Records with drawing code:

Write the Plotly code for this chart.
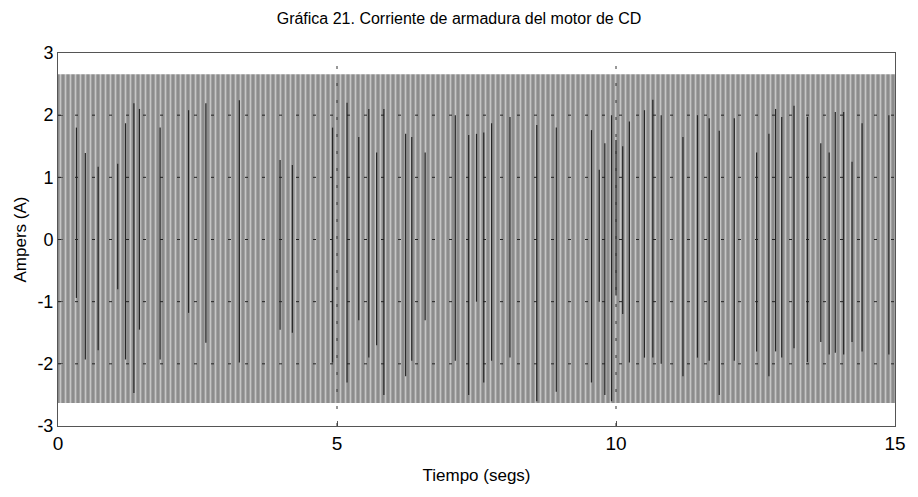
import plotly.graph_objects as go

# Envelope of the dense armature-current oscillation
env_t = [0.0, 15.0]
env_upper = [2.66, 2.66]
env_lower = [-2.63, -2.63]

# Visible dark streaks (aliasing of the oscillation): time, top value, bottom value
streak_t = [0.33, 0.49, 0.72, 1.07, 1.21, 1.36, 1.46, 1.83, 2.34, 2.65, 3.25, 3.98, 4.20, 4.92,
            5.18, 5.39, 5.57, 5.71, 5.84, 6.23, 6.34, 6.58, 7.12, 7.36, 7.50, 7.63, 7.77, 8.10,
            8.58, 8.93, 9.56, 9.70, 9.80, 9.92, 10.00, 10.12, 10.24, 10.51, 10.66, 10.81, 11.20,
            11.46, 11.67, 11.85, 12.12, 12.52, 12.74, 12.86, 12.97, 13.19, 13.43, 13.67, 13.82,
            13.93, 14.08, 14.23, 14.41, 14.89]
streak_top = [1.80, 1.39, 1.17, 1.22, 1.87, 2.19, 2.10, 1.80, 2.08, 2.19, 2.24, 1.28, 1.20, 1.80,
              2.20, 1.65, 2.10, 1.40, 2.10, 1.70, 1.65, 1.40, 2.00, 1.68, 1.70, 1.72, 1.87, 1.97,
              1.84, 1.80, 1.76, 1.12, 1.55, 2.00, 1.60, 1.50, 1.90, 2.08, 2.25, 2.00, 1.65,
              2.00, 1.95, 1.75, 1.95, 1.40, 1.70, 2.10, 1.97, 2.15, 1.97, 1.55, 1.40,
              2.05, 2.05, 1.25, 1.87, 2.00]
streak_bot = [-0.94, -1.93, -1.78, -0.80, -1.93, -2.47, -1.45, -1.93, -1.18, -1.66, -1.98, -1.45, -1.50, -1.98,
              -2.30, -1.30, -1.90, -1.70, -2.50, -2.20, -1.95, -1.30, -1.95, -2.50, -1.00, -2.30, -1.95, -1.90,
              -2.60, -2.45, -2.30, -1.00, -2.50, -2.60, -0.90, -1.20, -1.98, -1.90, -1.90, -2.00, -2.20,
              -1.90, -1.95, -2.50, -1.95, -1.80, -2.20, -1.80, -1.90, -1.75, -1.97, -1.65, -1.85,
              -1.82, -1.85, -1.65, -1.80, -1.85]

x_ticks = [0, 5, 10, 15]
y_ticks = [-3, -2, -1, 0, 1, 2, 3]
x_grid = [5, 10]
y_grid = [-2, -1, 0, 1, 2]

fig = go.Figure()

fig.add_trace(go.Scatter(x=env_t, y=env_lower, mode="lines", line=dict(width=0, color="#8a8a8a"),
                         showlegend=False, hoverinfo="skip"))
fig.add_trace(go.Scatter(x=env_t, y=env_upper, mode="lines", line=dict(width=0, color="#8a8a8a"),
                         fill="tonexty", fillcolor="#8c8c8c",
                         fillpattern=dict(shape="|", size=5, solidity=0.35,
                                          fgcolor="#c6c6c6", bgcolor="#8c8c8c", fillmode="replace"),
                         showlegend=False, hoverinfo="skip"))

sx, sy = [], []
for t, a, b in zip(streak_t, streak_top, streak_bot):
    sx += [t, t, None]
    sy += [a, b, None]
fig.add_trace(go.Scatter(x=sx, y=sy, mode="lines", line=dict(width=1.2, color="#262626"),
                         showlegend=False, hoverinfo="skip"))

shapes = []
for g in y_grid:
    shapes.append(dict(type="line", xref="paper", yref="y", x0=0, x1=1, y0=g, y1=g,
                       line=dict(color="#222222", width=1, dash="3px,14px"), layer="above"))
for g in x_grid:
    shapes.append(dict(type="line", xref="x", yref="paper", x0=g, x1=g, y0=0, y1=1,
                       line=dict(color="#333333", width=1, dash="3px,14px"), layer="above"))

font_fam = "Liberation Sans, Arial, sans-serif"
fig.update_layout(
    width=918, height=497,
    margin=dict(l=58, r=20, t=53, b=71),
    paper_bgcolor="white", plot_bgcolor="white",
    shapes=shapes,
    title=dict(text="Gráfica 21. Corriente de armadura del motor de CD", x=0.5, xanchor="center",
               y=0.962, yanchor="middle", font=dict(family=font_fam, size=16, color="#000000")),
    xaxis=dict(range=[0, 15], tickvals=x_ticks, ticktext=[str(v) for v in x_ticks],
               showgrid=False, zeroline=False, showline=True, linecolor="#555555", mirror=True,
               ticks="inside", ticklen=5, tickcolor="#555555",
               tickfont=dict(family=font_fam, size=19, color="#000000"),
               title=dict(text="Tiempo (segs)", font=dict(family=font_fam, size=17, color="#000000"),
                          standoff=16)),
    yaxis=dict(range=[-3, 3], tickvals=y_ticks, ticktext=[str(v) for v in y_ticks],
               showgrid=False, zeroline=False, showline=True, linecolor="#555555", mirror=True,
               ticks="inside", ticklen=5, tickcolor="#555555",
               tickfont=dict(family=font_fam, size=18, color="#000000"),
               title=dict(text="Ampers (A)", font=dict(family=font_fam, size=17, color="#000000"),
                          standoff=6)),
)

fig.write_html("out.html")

...

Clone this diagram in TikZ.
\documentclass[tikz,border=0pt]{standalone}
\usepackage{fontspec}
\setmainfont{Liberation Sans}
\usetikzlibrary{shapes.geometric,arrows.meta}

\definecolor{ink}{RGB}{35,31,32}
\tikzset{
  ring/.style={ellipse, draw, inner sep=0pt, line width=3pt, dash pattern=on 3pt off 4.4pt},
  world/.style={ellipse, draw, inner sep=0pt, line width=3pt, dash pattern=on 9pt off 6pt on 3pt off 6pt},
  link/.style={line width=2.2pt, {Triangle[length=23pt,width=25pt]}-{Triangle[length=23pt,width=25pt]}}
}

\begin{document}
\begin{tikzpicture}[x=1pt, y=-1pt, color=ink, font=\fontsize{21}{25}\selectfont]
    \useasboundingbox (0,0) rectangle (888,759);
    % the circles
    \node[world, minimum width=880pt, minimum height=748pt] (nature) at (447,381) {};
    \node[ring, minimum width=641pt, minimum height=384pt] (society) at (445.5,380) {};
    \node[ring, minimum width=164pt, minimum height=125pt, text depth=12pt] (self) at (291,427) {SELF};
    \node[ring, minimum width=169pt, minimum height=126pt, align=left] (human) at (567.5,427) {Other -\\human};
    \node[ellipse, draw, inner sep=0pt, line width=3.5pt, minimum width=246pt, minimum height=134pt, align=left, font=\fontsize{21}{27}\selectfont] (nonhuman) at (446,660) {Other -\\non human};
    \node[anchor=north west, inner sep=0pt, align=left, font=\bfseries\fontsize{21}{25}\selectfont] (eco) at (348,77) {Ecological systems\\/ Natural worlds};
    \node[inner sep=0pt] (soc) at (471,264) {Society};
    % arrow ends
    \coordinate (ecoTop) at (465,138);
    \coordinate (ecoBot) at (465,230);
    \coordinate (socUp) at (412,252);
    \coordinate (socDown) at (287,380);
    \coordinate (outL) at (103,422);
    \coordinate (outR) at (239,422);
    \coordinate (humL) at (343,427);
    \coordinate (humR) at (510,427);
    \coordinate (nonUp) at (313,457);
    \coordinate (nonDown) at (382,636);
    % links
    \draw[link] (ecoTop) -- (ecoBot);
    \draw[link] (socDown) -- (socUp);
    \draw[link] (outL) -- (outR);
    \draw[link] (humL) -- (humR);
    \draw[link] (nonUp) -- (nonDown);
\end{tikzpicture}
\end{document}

Required task:
From the listing above, repeat only the lines between the line containing "Write the Plotly code for this chart." and the line containing "env_lower = [-2.63, -2.63]", those two included. Pictures are not part of the copy.

Correct response:
Write the Plotly code for this chart.
import plotly.graph_objects as go

# Envelope of the dense armature-current oscillation
env_t = [0.0, 15.0]
env_upper = [2.66, 2.66]
env_lower = [-2.63, -2.63]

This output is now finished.